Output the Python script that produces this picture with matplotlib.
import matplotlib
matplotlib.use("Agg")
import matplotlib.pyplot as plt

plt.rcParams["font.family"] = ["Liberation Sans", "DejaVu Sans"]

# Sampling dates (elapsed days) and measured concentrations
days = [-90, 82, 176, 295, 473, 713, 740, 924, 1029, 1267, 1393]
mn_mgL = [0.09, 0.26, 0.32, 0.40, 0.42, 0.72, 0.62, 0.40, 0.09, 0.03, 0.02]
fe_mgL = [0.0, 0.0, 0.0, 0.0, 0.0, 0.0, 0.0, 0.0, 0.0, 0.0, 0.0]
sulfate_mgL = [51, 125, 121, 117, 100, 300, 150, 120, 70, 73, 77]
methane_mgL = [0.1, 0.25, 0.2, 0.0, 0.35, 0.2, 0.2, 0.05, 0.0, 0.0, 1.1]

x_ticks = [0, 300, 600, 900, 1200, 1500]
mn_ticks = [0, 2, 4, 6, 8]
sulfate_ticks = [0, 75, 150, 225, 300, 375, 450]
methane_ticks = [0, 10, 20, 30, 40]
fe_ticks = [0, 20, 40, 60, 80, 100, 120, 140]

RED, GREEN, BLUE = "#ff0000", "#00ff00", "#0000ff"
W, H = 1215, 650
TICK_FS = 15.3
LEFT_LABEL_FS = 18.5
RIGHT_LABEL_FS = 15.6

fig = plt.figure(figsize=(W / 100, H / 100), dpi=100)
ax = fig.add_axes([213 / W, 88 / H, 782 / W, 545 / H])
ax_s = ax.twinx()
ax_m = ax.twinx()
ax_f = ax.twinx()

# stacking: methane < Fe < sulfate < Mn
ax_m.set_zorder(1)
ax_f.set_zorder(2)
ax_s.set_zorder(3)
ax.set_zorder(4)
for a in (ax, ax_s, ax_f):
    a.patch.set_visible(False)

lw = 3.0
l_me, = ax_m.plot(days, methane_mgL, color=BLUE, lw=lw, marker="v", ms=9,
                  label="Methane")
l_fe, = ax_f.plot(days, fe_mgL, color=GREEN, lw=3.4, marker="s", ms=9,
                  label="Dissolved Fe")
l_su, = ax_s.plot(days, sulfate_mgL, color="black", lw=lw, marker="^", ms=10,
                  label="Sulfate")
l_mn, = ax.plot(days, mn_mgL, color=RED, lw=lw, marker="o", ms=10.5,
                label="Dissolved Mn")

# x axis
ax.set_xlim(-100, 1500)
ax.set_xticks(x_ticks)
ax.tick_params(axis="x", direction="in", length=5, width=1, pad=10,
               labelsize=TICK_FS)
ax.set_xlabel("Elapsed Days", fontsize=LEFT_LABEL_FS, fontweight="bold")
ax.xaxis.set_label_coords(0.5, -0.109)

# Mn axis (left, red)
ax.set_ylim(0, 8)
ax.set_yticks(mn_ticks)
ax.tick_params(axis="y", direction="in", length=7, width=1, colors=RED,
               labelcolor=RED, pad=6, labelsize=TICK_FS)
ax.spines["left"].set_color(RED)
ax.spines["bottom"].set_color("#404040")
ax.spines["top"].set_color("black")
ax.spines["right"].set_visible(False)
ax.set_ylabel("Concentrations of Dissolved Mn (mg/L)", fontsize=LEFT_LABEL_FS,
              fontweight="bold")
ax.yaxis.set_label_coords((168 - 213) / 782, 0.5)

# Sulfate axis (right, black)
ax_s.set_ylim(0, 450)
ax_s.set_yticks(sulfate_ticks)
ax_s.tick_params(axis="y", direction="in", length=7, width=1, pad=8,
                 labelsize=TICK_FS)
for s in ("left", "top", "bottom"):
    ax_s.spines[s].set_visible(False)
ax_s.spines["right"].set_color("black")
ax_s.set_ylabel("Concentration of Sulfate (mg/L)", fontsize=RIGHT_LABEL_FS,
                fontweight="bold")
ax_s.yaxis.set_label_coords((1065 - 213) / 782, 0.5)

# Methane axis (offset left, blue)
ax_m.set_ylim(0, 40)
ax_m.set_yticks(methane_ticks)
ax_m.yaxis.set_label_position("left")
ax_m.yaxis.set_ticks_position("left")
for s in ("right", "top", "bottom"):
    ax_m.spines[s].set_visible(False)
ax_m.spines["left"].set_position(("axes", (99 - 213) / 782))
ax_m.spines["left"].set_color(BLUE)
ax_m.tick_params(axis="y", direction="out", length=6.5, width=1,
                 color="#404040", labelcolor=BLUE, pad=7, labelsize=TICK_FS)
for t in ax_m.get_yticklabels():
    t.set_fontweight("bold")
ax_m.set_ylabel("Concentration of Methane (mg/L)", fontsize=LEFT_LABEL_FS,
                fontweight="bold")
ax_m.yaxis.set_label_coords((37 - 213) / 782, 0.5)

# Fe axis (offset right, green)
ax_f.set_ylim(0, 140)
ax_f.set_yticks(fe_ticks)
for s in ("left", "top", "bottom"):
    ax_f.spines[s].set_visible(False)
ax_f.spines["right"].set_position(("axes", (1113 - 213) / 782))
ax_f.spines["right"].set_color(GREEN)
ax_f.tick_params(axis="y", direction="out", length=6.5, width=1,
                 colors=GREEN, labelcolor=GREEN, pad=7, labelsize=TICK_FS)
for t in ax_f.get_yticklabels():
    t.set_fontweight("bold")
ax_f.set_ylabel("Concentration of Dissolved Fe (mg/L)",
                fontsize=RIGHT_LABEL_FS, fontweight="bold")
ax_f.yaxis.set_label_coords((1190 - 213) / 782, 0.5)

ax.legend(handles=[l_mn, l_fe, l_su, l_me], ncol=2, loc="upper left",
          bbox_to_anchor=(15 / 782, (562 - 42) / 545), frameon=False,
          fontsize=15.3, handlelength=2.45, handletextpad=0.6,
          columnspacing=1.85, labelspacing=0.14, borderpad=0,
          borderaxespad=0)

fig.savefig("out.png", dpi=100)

——————————

### [Exercise objective]
Beginning at the first line above, repeat exactly until the line containing "ax_f = ax.twinx()", which is included.

### [The solution]
Output the Python script that produces this picture with matplotlib.
import matplotlib
matplotlib.use("Agg")
import matplotlib.pyplot as plt

plt.rcParams["font.family"] = ["Liberation Sans", "DejaVu Sans"]

# Sampling dates (elapsed days) and measured concentrations
days = [-90, 82, 176, 295, 473, 713, 740, 924, 1029, 1267, 1393]
mn_mgL = [0.09, 0.26, 0.32, 0.40, 0.42, 0.72, 0.62, 0.40, 0.09, 0.03, 0.02]
fe_mgL = [0.0, 0.0, 0.0, 0.0, 0.0, 0.0, 0.0, 0.0, 0.0, 0.0, 0.0]
sulfate_mgL = [51, 125, 121, 117, 100, 300, 150, 120, 70, 73, 77]
methane_mgL = [0.1, 0.25, 0.2, 0.0, 0.35, 0.2, 0.2, 0.05, 0.0, 0.0, 1.1]

x_ticks = [0, 300, 600, 900, 1200, 1500]
mn_ticks = [0, 2, 4, 6, 8]
sulfate_ticks = [0, 75, 150, 225, 300, 375, 450]
methane_ticks = [0, 10, 20, 30, 40]
fe_ticks = [0, 20, 40, 60, 80, 100, 120, 140]

RED, GREEN, BLUE = "#ff0000", "#00ff00", "#0000ff"
W, H = 1215, 650
TICK_FS = 15.3
LEFT_LABEL_FS = 18.5
RIGHT_LABEL_FS = 15.6

fig = plt.figure(figsize=(W / 100, H / 100), dpi=100)
ax = fig.add_axes([213 / W, 88 / H, 782 / W, 545 / H])
ax_s = ax.twinx()
ax_m = ax.twinx()
ax_f = ax.twinx()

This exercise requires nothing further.